A clunky portmanteau is a hell of a way to get around saying “we screwed up and it was very expensive.” Paul Pogba has been recovered by Manchester United for something in the neighborhood of $115 million. He is #Pogback, as United’s apparently bored press team is putting it. Gonzalo Higuaίn cost Juventus $104 million. John Stones, who was Everton’s third center-back by last season’s end, has joined City for $62 million plus add-ons.

But there are a few jarring outliers every summer. David Luiz did, after all, move to Paris Saint-Germain for $65 million in 2014. It’s the overall rise in transfer fees that’s new this year. A promising young defender like Eric Bailly goes for $35 million. Kevin Gameiro, a 29-year-old striker who was a regular starter at Sevilla for a single season, costs the same. Joe Allen, who plays at a remarkably Joe Allen-like level, is apparently worth $17 million. The bargain buy hasn’t gone extinct, but anyone with a name and even a scant track record in a big league has a price north of eight digits. Sporting directors at cash-strapped clubs must be sending their scouts to a lot of rustic small-town French and Portuguese stadia these days.

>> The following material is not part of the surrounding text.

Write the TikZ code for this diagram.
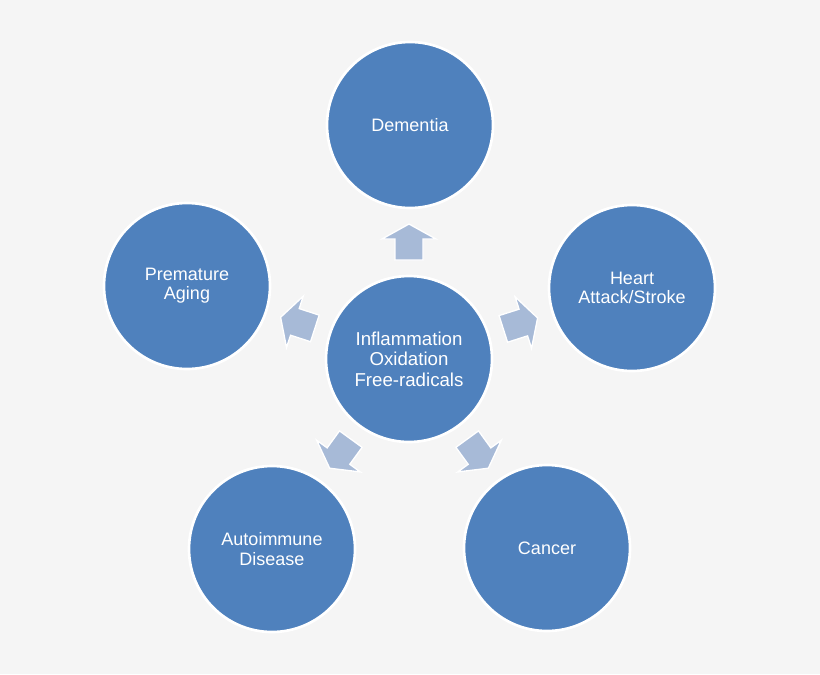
\documentclass[tikz,border=0pt]{standalone}
\usepackage{fontspec}
\setmainfont{Liberation Sans}
\begin{document}
\begin{tikzpicture}[x=0.75pt,y=-0.75pt,
  bub/.style={circle,fill=circfill,draw=white,line width=2pt,minimum size=166*0.75pt,inner sep=0pt,text=white,align=center,font=\fontsize{13.5}{14.5}\selectfont},
  barrow/.style={fill=arrfill,draw=white,line width=1pt}]
\definecolor{circfill}{HTML}{4F81BD}
\definecolor{arrfill}{HTML}{A7BAD7}
\definecolor{bg}{HTML}{F5F5F5}
\fill[bg] (0,0) rectangle (820,674);
\useasboundingbox (0,0) rectangle (820,674);
\node[bub,font=\fontsize{14}{15.5}\selectfont] (c) at (409,359) {Inflammation\\Oxidation\\Free-radicals};
\node[bub] (d) at (410,125) {Dementia};
\node[bub] (h) at (632,288) {Heart\\Attack/Stroke};
\node[bub] (k) at (547,548) {Cancer};
\node[bub] (a) at (272,549) {Autoimmune\\Disease};
\node[bub] (p) at (187,286) {Premature\\Aging};
\foreach \ang in {90,17.7,-54,-126,162}{
  \begin{scope}[shift={(c.center)},x=0.75pt,y=0.75pt,rotate=\ang]
  \begin{scope}[shift={(116,0)}]
  \draw[barrow] (-17,-14) -- (4,-14) -- (4,-27) -- (19,0) -- (4,27) -- (4,14) -- (-17,14) -- cycle;
  \end{scope}
  \end{scope}
}
\end{tikzpicture}
\end{document}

Every few years, we have to recalibrate our idea of what a club should spend on a given player. We’ve been doing this in some sense for as long as we’ve been following the sport, but inflation has hastened steadily in this era of nouveau riche clubs and league bureaucracies finally getting their acts together in terms of selling their game, not just to Liverpool and Valencia, but to New York and Beijing. In much the same way American sports franchises are living extravagantly due to a bubble (publicly financed stadiums, out-of-whack cable fees, etc.), European clubs are spending like a new continent’s worth of fans are going to start following soccer every half-decade. There has to be a ceiling for these fees and contracts, but the giddy cowboy-capitalist types who own clubs never seem to think about ceilings until the moment after they crash their skulls against one. They are, remember, the reason Financial Fair Play guidelines exist.

The effect of this profligacy is absurd amateur accounting: people who like to watch athletes kick a ball around thinking really hard about titanic amounts of money and whether a specific titanic amount of money is more or less proportionate to their abstract idea of how good a player is. This is a broadly futile exercise with regard to any sport, but it’s especially guesswork-heavy in soccer, where half the players a club signs come from a league its fans don’t watch, from a team that might play quite differently than the team they’re joining. For example, EPL followers don’t yet truly understand Nolito’s languid awesomeness, but La Liga aficionados can’t know how he’ll fare in a faster, more physical league, playing for Pep Guardiola, whose tactical vision is cubist. So post-transfer Nolito has Schrodinger’s cat status until the season starts. Is he worth $20 million? Probably. Maybe. Could be. It’s fun to think about for five minutes, then it gets exhausting.

All that changes year-over-year about these valuation debates we have with ourselves and each other is the prices, which are counted in several currencies but are effectively imaginary units. $20 million is real when it’s used to build an elementary school. When it’s splashed on a left winger, it’s barely actual. Most aspects of the transfer season are barely actual, including the transfers themselves, which shoddy European sports dailies occasionally make up out of whole cloth of a slow news day. We hem and haw over those, too, and the fabricated numbers floated therein. This is, all of it, a waste of time, which isn’t to say it’s condemnable, though it is a smidgen over-serious and it’s not a little gross that we spend our lunch breaks quantifying the value of labor.

More than anything, transfer season is a portrait of the starving sports fan. We enjoy the games so much that we have decided, in the sleepy summer months, to become fascinated with game-adjacent activity that resembles stock trading more than it does any sport. But we have turned it into a game nonetheless, by sheer force of treating it like one. This club wins the transfer window, this one flunks it. Nothing’s really happened yet, but man, do we ever have opinions about it.

There are questions as to whether anyone is particularly fond of this phenomenon—the rumor-hawking, the contract detail-scrutinizing, the price-judging—and there are ugly dimensions to it, but it comes from a pure, legitimate interest in athletic spectacle. And this is not something we do only with sports: most things that make us happy can also make us sick, and living is trying to find joy without lapsing into nausea. Transfer season always ends the same way: the games start, everyone feels a bit sheepish, and we forget the imaginary units that previously seemed so important. Real Madrid edged Sevilla in the European Supercup on Tuesday. United beat Leicester in the Community Shield last Sunday. Honest-to-god soccer is nearly upon us. It’ll rescue us from this weird, bored offseason time-killing exercise soon enough.